One of the biggest mistakes people make is trying to become perfect too quickly. They start with good intentions, then get overwhelmed by advice, apps, routines, and ideal standards. Instead of continuing the habit they already have, they try to jump from step one to step ten. That jump is usually too large. When a habit becomes too complicated, too strict, or too inconvenient, people do not fail because they are lazy. They fail because the process has become heavier than their ability to sustain it. Discipline is not about demanding more from yourself every day. It is about designing a path you can actually keep walking.
This is true in exercise, food, reading, and almost every other part of life. A person who wants to train does not need the perfect program before returning to the gym. Going two or three times a week is better than waiting for the ideal routine and doing nothing. In the same way, someone who wants to eat better does not need to switch from greasy food to a flawless healthy diet overnight. Real change happens through smaller, manageable steps. Slight improvements, repeated over time, are far more powerful than dramatic promises that collapse after a few days.

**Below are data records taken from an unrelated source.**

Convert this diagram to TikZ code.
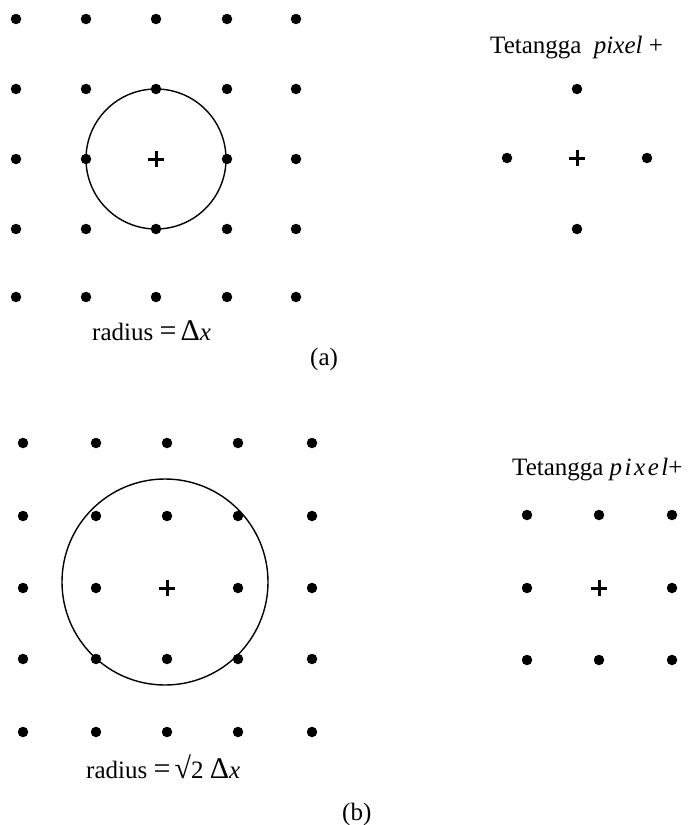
\documentclass[tikz,border=0pt]{standalone}
\usepackage{fontspec}
\setmainfont{Liberation Serif}
\newcommand{\bigsym}[1]{{\fontsize{30}{32}\selectfont #1}}
\begin{document}
\begin{tikzpicture}[x=1pt,y=-1pt,
  dot/.style={circle,fill=black,inner sep=0pt,minimum size=10.5pt},
  lbl/.style={inner sep=0pt,anchor=base west,font=\fontsize{25}{28}\selectfont},
  ring/.style={draw=black,line width=1.4pt},
  plusmark/.style={line width=3pt}]
\useasboundingbox (0,0) rectangle (688,825);
% (a) grid
\foreach \x [count=\i] in {16,86,156,227,296}
  \foreach \y [count=\j] in {19,89,159,229,297}
    {\ifnum\i=3 \ifnum\j=3 \else \node[dot] (a\i\j) at (\x,\y) {}; \fi
     \else \node[dot] (a\i\j) at (\x,\y) {}; \fi}
\draw[ring] (156,159) circle (70);
\coordinate (ac) at (156,159);
\draw[plusmark] ([xshift=-8pt]ac) -- ([xshift=8pt]ac) ([yshift=-8pt]ac) -- ([yshift=8pt]ac);
\node[lbl] (ra) at (92,340) {radius \bigsym{=}\,\bigsym{Δ}\textit{x}};
\node[lbl] (capa) at (310,365) {(a)};
% (a) neighbours
\node[lbl] (ta) at (490,53) {Tetangga \ \textit{pixel} +};
\node[dot] (na1) at (577,89) {};
\node[dot] (na2) at (507,158) {};
\node[dot] (na3) at (647,158) {};
\node[dot] (na4) at (577,229) {};
\coordinate (nac) at (577,158);
\draw[plusmark] ([xshift=-8pt]nac) -- ([xshift=8pt]nac) ([yshift=-8pt]nac) -- ([yshift=8pt]nac);
% (b) grid
\foreach \x [count=\i] in {23,96,167,238,312}
  \foreach \y [count=\j] in {443,516,588,659,732}
    {\ifnum\i=3 \ifnum\j=3 \else \node[dot] (b\i\j) at (\x,\y) {}; \fi
     \else \node[dot] (b\i\j) at (\x,\y) {}; \fi}
\draw[ring] (165,582) circle (103);
\coordinate (bc) at (167,588);
\draw[plusmark] ([xshift=-8pt]bc) -- ([xshift=8pt]bc) ([yshift=-8pt]bc) -- ([yshift=8pt]bc);
\node[lbl] (rb) at (86,778) {radius \bigsym{=}\,\bigsym{√}2 \bigsym{Δ}\textit{x}};
\node[lbl] (capb) at (342,820) {(b)};
% (b) neighbours
\node[lbl] (tb) at (512,475) {Tetangga {\itshape\addfontfeatures{LetterSpace=10}pixel}+};
\foreach \x [count=\i] in {527,599,672}
  \foreach \y [count=\j] in {515,588,660}
    {\ifnum\i=2 \ifnum\j=2 \else \node[dot] (nb\i\j) at (\x,\y) {}; \fi
     \else \node[dot] (nb\i\j) at (\x,\y) {}; \fi}
\coordinate (nbc) at (599,588);
\draw[plusmark] ([xshift=-8pt]nbc) -- ([xshift=8pt]nbc) ([yshift=-8pt]nbc) -- ([yshift=8pt]nbc);
\end{tikzpicture}
\end{document}
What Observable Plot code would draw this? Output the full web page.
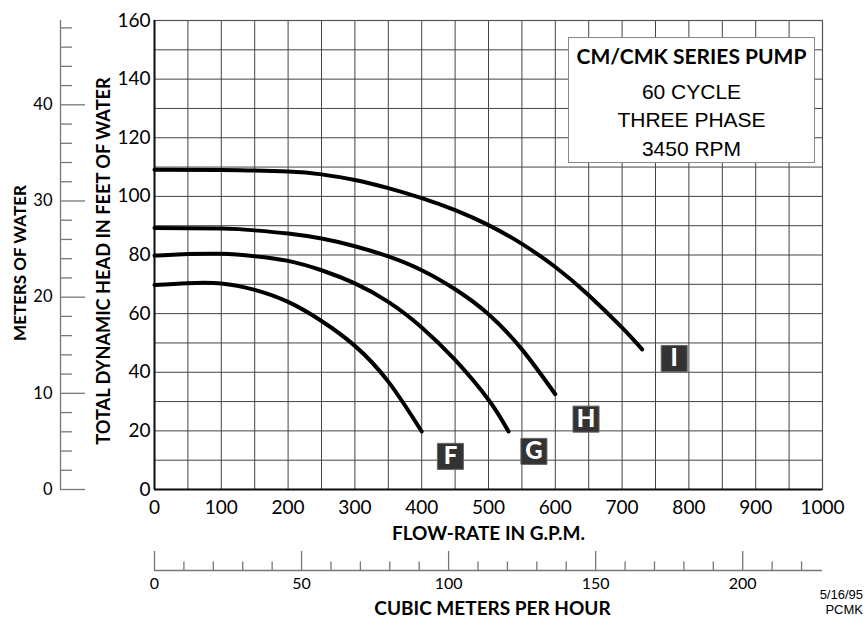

Environment plays a major role in this process. We often think discipline is only a matter of inner strength, but the world around us shapes our choices more than we admit. If snacks are placed right next to the fork and spoon drawer, temptation becomes easy. If healthy food is the first thing you see in the fridge, the better choice becomes more natural. If reading requires too much effort, you will postpone it; if a book is available in a more convenient format, you are more likely to continue. Discipline grows when the right action is placed within easy reach and the wrong action is made slightly less automatic.

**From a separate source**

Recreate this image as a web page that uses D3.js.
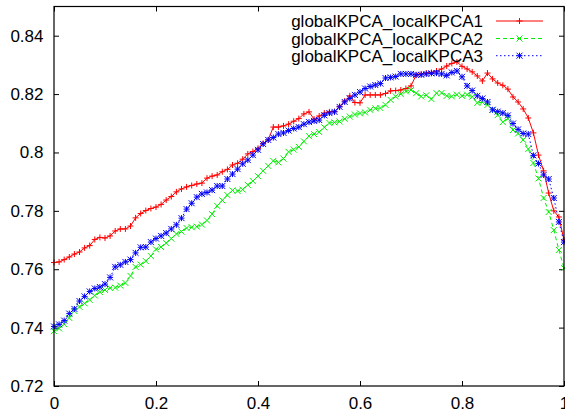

That is why simplified habits are so effective. They respect human nature instead of fighting it. Most people do not live in perfect conditions, with endless time, energy, and focus. They live in busy, messy, ordinary lives. A practical habit system acknowledges that reality. It says: do not wait for ideal circumstances. Make the next step small enough to survive a difficult day. When you do that, discipline stops feeling like punishment and starts becoming a stable part of your life.
In the end, discipline is not about proving how strong you are. It is about building a life that supports the behavior you want. The goal is not to become perfect overnight, but to create momentum that lasts. Small habits, made simple and accessible, are what carry you forward. And once they become part of your environment, they become part of your identity. That is where discipline becomes real.